Lo que nos dicen los Evangelios con relación a los Reyes Magos es muy poco como para tener una comprensión cabal sobre su identidad y el papel que desempeñan, por lo que normalmente hace falta echar mano de la interpretación esotérica y astrológica.
Lo esencial de acontecimiento tan enigmático parece resumirse en el ministerio que investía Melquisedec, el mítico rey de Salem, "señor de paz y justicia", ya que su función era triple: realeza, sacerdocio y profecía. Igualmente, Melchor, Gaspar y Baltasar le ofrecen oro, incienso y mirra, precisamente los tres elementos que simbolizan esas funciones.
El hecho de que estos misteriosos astrónomos vinieran del lejano oriente manifiesta la universalidad de la redención operada por Dios en el Nacimiento de su Hijo: Jesús viene a salvar a toda la humanidad, a todas las razas, credos y realidades sociales. Con su adoración, los magos reconocen a un Rey, Sumo Sacerdote y Profeta encarnado para todos en la plenitud de los tiempos.
Pero para nosotros, cristianos en un mundo plagado de incertezas, el mensaje más clamoroso pudiera estar en la decisión y el tesón con que dichos personajes emprendieron la aventura y la persiguieron a pesar de todas las dificultades, oscuridades y asechanzas del camino, guiados siempre por una fe segura, una esperanza imbatible y un amor ardiente y seguro.
Nos azota la desesperanza, la duda de si seguir por el camino del bien cuando parece que a los operadores del mal les va mejor, nos asecha el temor al ridículo cuando profesamos nuestras convicciones cristianas, cuando nuestros mismos errores y faltas nos agobian y nos sentimos excluidos del amor de Dios.
Es aquí cuando el ejemplo de esos astrólogos místicos se vuelve elocuente para nosotros: finalmente toda la oscuridad se disipa y el gozo espiritual opaca todo sufrimiento con el encuentro de esa Luz que disipa toda tiniebla, con el Amor que borra toda sinrazón y todo pecado.

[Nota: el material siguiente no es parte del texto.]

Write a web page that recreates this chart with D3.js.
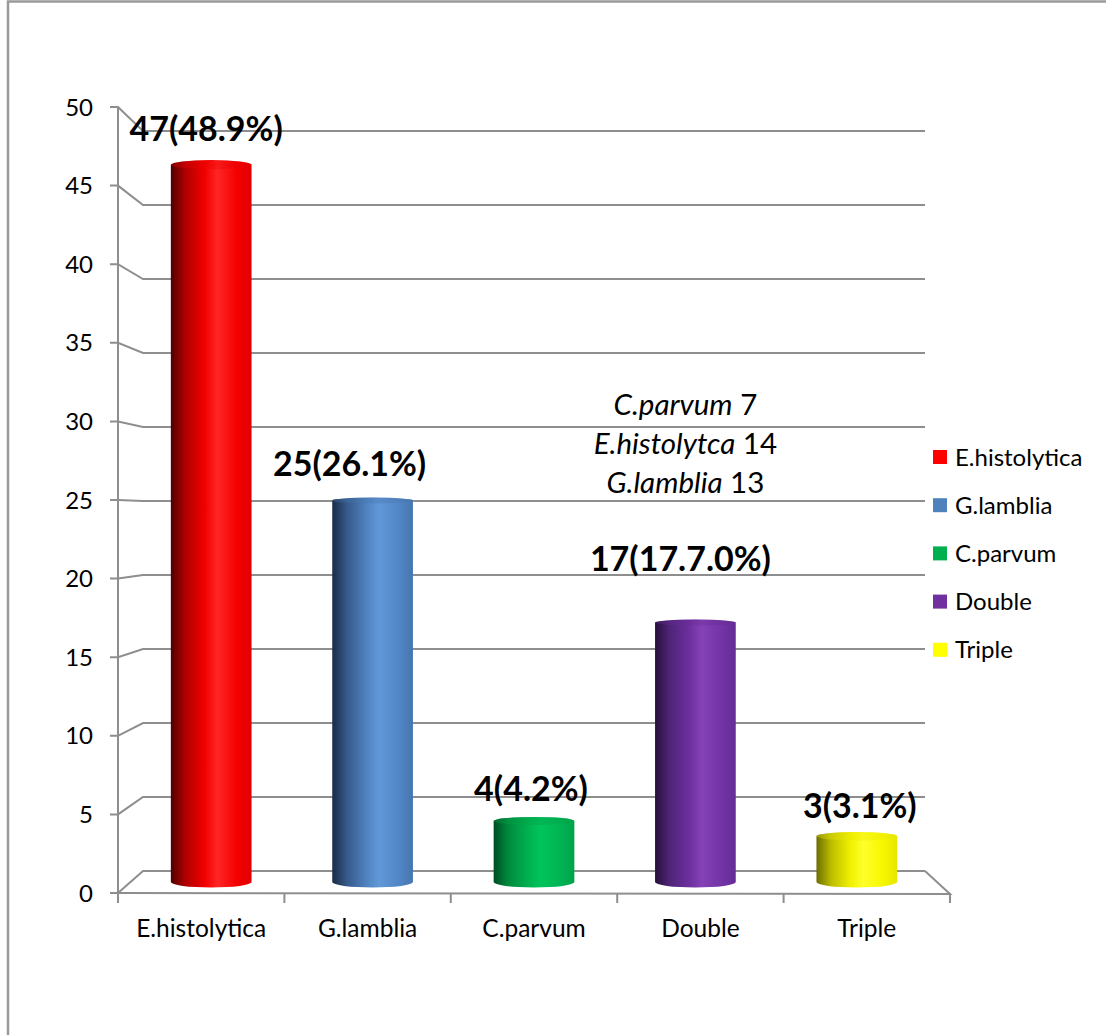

Si ellos supieron descubrir al Salvador del mundo en la pequeñez de un recién nacido, el reto para nosotros es buscarlo con perseverancia y saberlo encontrar en la pequeñez del pobre, del ignorante, del marginado o excluido por cualquier motivo. Así, nuestro corazón le estará regalando los dones más preciados: el oro de nuestra caridad, el incienso de nuestra oración, y la mirra de nuestro humilde sacrificio cotidiano. Entonces, y solo entonces, nuestras tinieblas se convertirán en luz admirable.